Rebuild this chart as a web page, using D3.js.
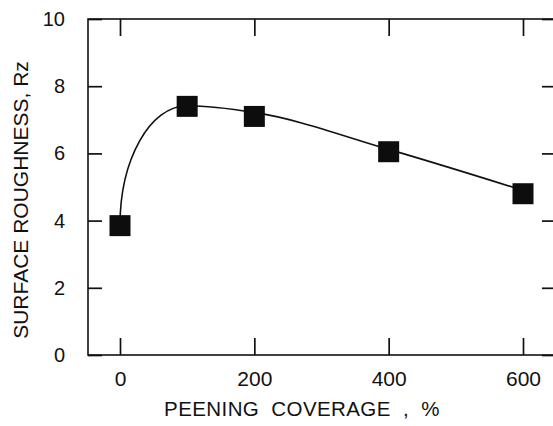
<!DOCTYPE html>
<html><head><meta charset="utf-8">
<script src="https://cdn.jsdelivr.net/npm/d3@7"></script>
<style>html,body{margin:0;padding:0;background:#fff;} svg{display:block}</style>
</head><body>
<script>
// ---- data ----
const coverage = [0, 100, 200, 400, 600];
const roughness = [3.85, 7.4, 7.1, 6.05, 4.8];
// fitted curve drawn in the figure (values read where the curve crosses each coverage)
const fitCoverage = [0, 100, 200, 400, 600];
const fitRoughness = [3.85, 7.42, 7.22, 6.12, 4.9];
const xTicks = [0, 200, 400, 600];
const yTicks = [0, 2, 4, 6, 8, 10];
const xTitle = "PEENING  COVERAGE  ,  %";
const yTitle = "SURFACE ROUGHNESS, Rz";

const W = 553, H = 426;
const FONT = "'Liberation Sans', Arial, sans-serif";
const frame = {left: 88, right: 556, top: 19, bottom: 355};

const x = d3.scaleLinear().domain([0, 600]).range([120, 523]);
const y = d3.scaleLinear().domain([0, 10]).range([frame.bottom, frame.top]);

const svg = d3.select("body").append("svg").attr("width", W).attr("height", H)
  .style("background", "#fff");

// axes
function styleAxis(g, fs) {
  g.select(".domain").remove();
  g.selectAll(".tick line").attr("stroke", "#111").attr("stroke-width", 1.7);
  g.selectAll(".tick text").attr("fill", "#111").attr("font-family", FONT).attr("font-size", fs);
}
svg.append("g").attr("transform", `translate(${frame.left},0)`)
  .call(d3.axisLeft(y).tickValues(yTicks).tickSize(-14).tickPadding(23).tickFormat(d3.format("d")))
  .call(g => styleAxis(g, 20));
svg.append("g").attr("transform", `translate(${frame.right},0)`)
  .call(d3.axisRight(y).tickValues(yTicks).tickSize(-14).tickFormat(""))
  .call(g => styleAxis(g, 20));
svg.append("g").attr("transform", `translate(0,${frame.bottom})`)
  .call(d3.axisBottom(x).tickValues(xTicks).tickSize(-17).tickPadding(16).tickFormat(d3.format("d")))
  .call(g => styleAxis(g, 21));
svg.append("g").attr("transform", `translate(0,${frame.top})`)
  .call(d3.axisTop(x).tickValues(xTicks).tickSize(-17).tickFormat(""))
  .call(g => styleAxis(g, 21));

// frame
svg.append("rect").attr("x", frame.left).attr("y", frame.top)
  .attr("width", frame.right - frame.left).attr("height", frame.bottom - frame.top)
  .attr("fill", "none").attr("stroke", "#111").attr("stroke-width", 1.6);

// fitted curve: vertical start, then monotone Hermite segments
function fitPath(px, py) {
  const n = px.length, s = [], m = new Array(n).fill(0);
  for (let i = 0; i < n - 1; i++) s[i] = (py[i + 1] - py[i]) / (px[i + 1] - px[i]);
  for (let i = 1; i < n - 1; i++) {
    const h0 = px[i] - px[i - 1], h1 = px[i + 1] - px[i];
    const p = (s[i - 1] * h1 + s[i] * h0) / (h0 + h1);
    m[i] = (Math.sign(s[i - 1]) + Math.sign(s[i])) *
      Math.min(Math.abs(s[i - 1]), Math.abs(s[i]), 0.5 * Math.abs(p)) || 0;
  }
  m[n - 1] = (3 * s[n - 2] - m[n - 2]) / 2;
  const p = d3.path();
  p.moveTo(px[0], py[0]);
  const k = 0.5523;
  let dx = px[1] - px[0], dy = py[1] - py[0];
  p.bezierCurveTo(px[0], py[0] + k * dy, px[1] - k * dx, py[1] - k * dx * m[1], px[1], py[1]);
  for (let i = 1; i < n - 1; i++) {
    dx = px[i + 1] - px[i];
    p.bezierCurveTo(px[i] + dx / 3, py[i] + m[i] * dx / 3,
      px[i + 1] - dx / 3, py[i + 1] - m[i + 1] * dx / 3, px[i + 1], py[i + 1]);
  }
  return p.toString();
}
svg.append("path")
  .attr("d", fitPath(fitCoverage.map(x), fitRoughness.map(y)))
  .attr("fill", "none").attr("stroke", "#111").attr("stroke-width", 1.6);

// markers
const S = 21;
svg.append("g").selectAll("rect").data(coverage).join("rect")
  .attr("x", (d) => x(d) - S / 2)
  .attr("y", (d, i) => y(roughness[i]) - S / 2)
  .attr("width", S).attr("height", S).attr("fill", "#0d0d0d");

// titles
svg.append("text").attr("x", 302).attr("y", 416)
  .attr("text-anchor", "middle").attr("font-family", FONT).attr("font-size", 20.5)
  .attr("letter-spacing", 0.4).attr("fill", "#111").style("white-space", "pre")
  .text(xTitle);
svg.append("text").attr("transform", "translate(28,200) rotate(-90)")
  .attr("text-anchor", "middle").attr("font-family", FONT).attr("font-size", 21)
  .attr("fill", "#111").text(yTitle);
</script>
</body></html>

════

- **What the exercise asks**: Copy the listing in full and without alteration, omitting every picture.

- **Answer below**:
Rebuild this chart as a web page, using D3.js.
<!DOCTYPE html>
<html><head><meta charset="utf-8">
<script src="https://cdn.jsdelivr.net/npm/d3@7"></script>
<style>html,body{margin:0;padding:0;background:#fff;} svg{display:block}</style>
</head><body>
<script>
// ---- data ----
const coverage = [0, 100, 200, 400, 600];
const roughness = [3.85, 7.4, 7.1, 6.05, 4.8];
// fitted curve drawn in the figure (values read where the curve crosses each coverage)
const fitCoverage = [0, 100, 200, 400, 600];
const fitRoughness = [3.85, 7.42, 7.22, 6.12, 4.9];
const xTicks = [0, 200, 400, 600];
const yTicks = [0, 2, 4, 6, 8, 10];
const xTitle = "PEENING  COVERAGE  ,  %";
const yTitle = "SURFACE ROUGHNESS, Rz";

const W = 553, H = 426;
const FONT = "'Liberation Sans', Arial, sans-serif";
const frame = {left: 88, right: 556, top: 19, bottom: 355};

const x = d3.scaleLinear().domain([0, 600]).range([120, 523]);
const y = d3.scaleLinear().domain([0, 10]).range([frame.bottom, frame.top]);

const svg = d3.select("body").append("svg").attr("width", W).attr("height", H)
  .style("background", "#fff");

// axes
function styleAxis(g, fs) {
  g.select(".domain").remove();
  g.selectAll(".tick line").attr("stroke", "#111").attr("stroke-width", 1.7);
  g.selectAll(".tick text").attr("fill", "#111").attr("font-family", FONT).attr("font-size", fs);
}
svg.append("g").attr("transform", `translate(${frame.left},0)`)
  .call(d3.axisLeft(y).tickValues(yTicks).tickSize(-14).tickPadding(23).tickFormat(d3.format("d")))
  .call(g => styleAxis(g, 20));
svg.append("g").attr("transform", `translate(${frame.right},0)`)
  .call(d3.axisRight(y).tickValues(yTicks).tickSize(-14).tickFormat(""))
  .call(g => styleAxis(g, 20));
svg.append("g").attr("transform", `translate(0,${frame.bottom})`)
  .call(d3.axisBottom(x).tickValues(xTicks).tickSize(-17).tickPadding(16).tickFormat(d3.format("d")))
  .call(g => styleAxis(g, 21));
svg.append("g").attr("transform", `translate(0,${frame.top})`)
  .call(d3.axisTop(x).tickValues(xTicks).tickSize(-17).tickFormat(""))
  .call(g => styleAxis(g, 21));

// frame
svg.append("rect").attr("x", frame.left).attr("y", frame.top)
  .attr("width", frame.right - frame.left).attr("height", frame.bottom - frame.top)
  .attr("fill", "none").attr("stroke", "#111").attr("stroke-width", 1.6);

// fitted curve: vertical start, then monotone Hermite segments
function fitPath(px, py) {
  const n = px.length, s = [], m = new Array(n).fill(0);
  for (let i = 0; i < n - 1; i++) s[i] = (py[i + 1] - py[i]) / (px[i + 1] - px[i]);
  for (let i = 1; i < n - 1; i++) {
    const h0 = px[i] - px[i - 1], h1 = px[i + 1] - px[i];
    const p = (s[i - 1] * h1 + s[i] * h0) / (h0 + h1);
    m[i] = (Math.sign(s[i - 1]) + Math.sign(s[i])) *
      Math.min(Math.abs(s[i - 1]), Math.abs(s[i]), 0.5 * Math.abs(p)) || 0;
  }
  m[n - 1] = (3 * s[n - 2] - m[n - 2]) / 2;
  const p = d3.path();
  p.moveTo(px[0], py[0]);
  const k = 0.5523;
  let dx = px[1] - px[0], dy = py[1] - py[0];
  p.bezierCurveTo(px[0], py[0] + k * dy, px[1] - k * dx, py[1] - k * dx * m[1], px[1], py[1]);
  for (let i = 1; i < n - 1; i++) {
    dx = px[i + 1] - px[i];
    p.bezierCurveTo(px[i] + dx / 3, py[i] + m[i] * dx / 3,
      px[i + 1] - dx / 3, py[i + 1] - m[i + 1] * dx / 3, px[i + 1], py[i + 1]);
  }
  return p.toString();
}
svg.append("path")
  .attr("d", fitPath(fitCoverage.map(x), fitRoughness.map(y)))
  .attr("fill", "none").attr("stroke", "#111").attr("stroke-width", 1.6);

// markers
const S = 21;
svg.append("g").selectAll("rect").data(coverage).join("rect")
  .attr("x", (d) => x(d) - S / 2)
  .attr("y", (d, i) => y(roughness[i]) - S / 2)
  .attr("width", S).attr("height", S).attr("fill", "#0d0d0d");

// titles
svg.append("text").attr("x", 302).attr("y", 416)
  .attr("text-anchor", "middle").attr("font-family", FONT).attr("font-size", 20.5)
  .attr("letter-spacing", 0.4).attr("fill", "#111").style("white-space", "pre")
  .text(xTitle);
svg.append("text").attr("transform", "translate(28,200) rotate(-90)")
  .attr("text-anchor", "middle").attr("font-family", FONT).attr("font-size", 21)
  .attr("fill", "#111").text(yTitle);
</script>
</body></html>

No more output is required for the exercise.